◆ Instructions to follow ◆
Transcribe only the part of the material below that begins at the line containing "Convert this chart" and ends at the line containing "colors = ['#4472C4', '#ED7D31']", with both kept and images left out.

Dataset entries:
--*--
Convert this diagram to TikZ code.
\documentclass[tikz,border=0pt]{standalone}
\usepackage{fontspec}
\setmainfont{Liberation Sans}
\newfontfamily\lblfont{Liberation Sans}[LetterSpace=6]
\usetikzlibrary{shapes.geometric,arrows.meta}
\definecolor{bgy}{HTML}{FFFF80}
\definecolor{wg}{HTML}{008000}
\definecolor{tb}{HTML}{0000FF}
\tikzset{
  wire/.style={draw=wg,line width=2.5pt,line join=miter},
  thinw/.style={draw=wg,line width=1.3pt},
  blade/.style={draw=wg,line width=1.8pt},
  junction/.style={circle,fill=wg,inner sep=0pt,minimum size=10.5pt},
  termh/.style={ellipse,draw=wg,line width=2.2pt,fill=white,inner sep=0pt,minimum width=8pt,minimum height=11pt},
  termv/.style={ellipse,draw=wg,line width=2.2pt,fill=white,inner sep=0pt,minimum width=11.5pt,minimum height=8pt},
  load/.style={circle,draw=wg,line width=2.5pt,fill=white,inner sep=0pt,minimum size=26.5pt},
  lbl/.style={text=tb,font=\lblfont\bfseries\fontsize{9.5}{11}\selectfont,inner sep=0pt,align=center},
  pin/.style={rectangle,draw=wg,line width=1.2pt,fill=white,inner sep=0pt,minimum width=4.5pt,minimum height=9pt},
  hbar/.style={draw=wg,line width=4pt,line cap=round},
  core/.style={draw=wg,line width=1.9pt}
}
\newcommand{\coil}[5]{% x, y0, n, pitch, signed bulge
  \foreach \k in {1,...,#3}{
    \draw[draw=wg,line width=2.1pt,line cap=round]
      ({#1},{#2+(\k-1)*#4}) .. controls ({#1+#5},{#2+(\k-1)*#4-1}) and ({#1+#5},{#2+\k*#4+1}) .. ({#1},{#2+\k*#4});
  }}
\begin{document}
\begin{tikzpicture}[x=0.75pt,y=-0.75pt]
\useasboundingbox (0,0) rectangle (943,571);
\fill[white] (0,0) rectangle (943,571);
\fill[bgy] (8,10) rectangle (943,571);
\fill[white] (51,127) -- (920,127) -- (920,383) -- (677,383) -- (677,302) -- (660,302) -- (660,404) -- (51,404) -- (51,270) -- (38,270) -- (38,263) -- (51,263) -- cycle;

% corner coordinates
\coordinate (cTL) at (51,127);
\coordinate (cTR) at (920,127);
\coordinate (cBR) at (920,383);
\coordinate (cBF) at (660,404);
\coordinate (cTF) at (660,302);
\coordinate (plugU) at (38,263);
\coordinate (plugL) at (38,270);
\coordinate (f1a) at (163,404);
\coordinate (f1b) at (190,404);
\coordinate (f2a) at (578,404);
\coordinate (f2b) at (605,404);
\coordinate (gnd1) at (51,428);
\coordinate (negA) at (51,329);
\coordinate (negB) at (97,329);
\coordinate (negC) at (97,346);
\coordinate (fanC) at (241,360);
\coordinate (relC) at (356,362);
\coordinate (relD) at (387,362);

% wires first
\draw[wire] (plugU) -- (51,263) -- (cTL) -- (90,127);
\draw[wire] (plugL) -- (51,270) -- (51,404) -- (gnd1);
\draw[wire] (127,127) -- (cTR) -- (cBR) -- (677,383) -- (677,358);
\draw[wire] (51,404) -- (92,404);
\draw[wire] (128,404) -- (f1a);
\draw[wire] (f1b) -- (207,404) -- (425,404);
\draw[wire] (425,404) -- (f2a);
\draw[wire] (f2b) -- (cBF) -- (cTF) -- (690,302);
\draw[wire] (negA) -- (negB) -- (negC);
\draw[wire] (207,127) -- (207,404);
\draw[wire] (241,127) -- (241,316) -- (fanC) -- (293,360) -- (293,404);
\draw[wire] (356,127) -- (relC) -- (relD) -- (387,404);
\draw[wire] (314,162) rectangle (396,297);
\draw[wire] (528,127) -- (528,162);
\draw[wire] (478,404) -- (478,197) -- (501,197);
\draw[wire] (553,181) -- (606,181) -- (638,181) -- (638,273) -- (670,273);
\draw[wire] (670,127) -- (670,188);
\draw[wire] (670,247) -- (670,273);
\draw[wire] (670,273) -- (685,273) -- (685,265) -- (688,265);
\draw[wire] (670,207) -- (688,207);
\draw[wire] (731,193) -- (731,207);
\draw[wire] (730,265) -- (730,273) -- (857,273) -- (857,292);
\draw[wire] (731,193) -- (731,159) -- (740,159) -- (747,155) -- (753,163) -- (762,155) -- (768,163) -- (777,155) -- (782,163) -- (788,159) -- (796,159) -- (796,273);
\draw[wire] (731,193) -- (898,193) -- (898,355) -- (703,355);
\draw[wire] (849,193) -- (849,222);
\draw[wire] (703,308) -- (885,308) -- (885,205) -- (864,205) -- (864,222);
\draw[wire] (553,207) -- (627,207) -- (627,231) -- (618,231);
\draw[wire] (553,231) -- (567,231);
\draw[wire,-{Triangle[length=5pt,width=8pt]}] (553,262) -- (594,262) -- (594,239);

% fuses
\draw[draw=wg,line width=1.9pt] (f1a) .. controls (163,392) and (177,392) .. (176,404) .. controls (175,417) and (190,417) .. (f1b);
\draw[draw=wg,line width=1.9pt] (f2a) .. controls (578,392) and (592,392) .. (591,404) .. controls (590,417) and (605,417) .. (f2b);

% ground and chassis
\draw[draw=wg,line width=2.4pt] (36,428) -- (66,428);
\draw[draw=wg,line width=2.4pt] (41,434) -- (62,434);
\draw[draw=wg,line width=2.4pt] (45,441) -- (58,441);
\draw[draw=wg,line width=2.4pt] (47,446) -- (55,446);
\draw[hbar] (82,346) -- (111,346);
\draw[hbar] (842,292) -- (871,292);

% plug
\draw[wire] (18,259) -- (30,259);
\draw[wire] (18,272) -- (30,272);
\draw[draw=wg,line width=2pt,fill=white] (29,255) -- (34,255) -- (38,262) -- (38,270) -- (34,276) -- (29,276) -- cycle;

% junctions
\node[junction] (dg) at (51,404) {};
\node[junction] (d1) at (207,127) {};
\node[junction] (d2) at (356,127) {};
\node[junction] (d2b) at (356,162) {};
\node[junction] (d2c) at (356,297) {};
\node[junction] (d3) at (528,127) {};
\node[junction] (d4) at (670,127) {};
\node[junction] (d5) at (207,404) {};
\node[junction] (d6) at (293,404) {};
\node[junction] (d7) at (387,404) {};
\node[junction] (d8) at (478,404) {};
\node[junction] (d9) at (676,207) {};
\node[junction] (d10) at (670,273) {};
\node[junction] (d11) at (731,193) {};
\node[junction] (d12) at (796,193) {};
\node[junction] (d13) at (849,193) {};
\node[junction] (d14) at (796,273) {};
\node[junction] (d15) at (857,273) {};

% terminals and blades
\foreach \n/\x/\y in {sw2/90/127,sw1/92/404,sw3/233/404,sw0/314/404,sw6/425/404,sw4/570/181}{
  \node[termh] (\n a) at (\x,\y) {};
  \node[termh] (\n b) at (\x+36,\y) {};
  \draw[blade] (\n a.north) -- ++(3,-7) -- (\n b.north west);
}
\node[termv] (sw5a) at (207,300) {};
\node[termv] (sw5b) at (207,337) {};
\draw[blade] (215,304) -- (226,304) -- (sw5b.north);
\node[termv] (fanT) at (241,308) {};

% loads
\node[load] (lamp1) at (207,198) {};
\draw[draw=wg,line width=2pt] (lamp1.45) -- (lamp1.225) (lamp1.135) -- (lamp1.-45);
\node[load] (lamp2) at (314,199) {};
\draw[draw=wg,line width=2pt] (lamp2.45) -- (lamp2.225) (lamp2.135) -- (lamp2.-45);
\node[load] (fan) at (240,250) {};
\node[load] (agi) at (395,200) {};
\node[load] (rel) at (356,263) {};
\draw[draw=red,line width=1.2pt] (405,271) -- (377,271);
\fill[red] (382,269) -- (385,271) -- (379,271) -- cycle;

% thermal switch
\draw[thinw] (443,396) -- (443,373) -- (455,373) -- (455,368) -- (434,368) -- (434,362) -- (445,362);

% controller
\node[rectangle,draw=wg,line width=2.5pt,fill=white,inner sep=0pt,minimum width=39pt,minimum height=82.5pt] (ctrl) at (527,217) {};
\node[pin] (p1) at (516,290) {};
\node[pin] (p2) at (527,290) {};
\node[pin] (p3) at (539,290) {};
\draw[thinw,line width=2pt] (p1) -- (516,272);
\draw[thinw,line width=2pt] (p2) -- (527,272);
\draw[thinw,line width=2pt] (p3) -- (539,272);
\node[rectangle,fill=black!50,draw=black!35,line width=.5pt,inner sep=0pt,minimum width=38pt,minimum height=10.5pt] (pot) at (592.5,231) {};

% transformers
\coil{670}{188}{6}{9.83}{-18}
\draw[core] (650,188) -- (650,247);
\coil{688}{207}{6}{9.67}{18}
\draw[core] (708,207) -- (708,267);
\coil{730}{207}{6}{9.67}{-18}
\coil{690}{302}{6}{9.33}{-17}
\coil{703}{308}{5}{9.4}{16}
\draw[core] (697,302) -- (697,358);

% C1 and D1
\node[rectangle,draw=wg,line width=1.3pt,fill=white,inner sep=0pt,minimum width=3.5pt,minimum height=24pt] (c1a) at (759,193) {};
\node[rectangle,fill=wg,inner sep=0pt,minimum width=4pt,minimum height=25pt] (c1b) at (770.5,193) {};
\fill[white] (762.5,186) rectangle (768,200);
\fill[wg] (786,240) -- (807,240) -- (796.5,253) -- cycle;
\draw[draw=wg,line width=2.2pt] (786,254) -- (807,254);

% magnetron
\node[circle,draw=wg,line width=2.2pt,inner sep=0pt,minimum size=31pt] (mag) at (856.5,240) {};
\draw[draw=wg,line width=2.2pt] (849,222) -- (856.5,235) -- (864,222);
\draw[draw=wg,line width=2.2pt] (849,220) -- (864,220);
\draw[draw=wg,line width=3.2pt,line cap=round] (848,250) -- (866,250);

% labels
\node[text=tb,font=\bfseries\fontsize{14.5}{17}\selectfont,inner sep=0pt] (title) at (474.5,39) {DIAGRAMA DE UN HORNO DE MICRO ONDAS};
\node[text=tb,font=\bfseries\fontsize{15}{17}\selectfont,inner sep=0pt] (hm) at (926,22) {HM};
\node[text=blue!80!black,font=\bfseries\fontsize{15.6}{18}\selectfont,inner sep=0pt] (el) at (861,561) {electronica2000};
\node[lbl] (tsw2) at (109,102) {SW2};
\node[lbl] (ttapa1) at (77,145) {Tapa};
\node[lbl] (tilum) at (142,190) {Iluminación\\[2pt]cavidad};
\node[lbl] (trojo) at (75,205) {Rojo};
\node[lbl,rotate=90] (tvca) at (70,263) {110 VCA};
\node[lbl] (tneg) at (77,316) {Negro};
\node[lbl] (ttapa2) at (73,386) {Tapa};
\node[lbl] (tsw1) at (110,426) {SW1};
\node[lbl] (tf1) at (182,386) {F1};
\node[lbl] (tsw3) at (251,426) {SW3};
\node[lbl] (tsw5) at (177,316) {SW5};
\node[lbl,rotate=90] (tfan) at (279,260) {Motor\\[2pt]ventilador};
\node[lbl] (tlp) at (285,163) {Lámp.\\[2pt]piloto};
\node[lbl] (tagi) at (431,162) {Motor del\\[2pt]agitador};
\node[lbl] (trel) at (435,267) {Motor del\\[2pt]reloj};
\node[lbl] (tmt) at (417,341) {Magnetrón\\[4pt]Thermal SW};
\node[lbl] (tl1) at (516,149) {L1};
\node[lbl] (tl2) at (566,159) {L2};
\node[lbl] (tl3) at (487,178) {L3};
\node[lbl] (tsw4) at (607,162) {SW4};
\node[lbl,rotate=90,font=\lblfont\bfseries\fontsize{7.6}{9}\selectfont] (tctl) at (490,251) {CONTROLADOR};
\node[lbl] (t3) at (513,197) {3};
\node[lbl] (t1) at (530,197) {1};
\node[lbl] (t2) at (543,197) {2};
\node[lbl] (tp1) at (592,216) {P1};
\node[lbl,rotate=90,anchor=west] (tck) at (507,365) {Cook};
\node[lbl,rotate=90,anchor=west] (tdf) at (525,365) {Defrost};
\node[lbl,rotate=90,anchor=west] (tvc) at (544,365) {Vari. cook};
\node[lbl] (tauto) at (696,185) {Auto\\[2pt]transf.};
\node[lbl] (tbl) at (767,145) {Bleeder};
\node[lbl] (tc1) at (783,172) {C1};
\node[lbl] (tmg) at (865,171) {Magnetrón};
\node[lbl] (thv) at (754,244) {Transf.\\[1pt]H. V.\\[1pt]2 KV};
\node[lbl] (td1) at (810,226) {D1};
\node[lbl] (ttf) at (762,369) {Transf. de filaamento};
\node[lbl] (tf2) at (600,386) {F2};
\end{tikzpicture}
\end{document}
--*--
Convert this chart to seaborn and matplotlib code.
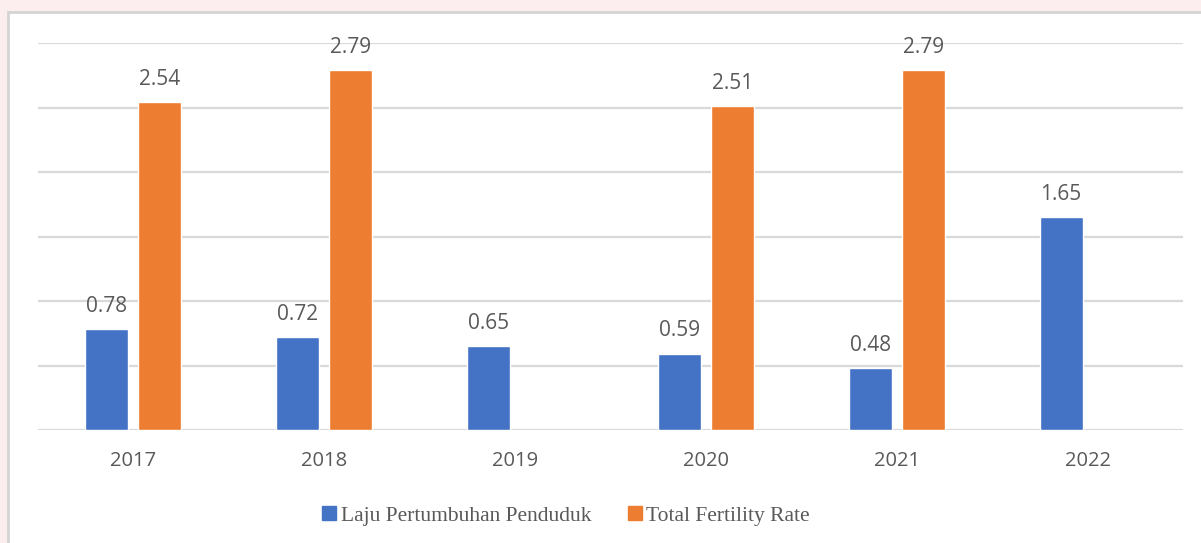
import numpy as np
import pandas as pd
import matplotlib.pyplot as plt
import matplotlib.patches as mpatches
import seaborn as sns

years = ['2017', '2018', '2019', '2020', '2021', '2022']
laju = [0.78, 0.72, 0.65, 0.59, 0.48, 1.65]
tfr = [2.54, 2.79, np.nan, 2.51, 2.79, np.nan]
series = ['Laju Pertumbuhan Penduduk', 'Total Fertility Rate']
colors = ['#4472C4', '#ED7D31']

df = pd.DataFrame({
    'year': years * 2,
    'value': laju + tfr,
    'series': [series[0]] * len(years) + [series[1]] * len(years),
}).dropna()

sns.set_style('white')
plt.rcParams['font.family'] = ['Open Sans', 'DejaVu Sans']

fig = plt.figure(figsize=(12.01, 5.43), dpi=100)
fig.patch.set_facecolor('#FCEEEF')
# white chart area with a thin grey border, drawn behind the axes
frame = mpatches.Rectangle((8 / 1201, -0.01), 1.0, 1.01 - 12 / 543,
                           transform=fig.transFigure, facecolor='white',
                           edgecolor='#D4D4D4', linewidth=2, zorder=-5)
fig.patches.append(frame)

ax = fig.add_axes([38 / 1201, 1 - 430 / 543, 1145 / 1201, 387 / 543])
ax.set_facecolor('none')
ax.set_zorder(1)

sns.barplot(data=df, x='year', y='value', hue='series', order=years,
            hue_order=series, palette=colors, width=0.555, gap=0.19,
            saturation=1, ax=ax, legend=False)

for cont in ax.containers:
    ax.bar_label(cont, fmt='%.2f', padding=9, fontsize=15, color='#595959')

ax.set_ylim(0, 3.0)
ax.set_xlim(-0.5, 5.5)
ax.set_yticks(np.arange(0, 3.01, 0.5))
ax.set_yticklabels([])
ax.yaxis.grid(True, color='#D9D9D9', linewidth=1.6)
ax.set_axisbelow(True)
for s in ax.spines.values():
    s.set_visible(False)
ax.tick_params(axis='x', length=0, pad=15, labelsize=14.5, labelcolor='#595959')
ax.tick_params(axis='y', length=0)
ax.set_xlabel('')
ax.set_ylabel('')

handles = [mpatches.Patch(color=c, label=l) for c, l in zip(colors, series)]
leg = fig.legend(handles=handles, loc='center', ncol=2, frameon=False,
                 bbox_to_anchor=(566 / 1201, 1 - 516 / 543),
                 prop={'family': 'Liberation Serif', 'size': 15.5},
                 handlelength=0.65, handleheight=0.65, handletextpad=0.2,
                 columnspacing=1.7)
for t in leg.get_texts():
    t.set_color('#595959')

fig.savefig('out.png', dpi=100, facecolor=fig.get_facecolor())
--*--
◆ Written solution ◆
Convert this chart to seaborn and matplotlib code.
import numpy as np
import pandas as pd
import matplotlib.pyplot as plt
import matplotlib.patches as mpatches
import seaborn as sns

years = ['2017', '2018', '2019', '2020', '2021', '2022']
laju = [0.78, 0.72, 0.65, 0.59, 0.48, 1.65]
tfr = [2.54, 2.79, np.nan, 2.51, 2.79, np.nan]
series = ['Laju Pertumbuhan Penduduk', 'Total Fertility Rate']
colors = ['#4472C4', '#ED7D31']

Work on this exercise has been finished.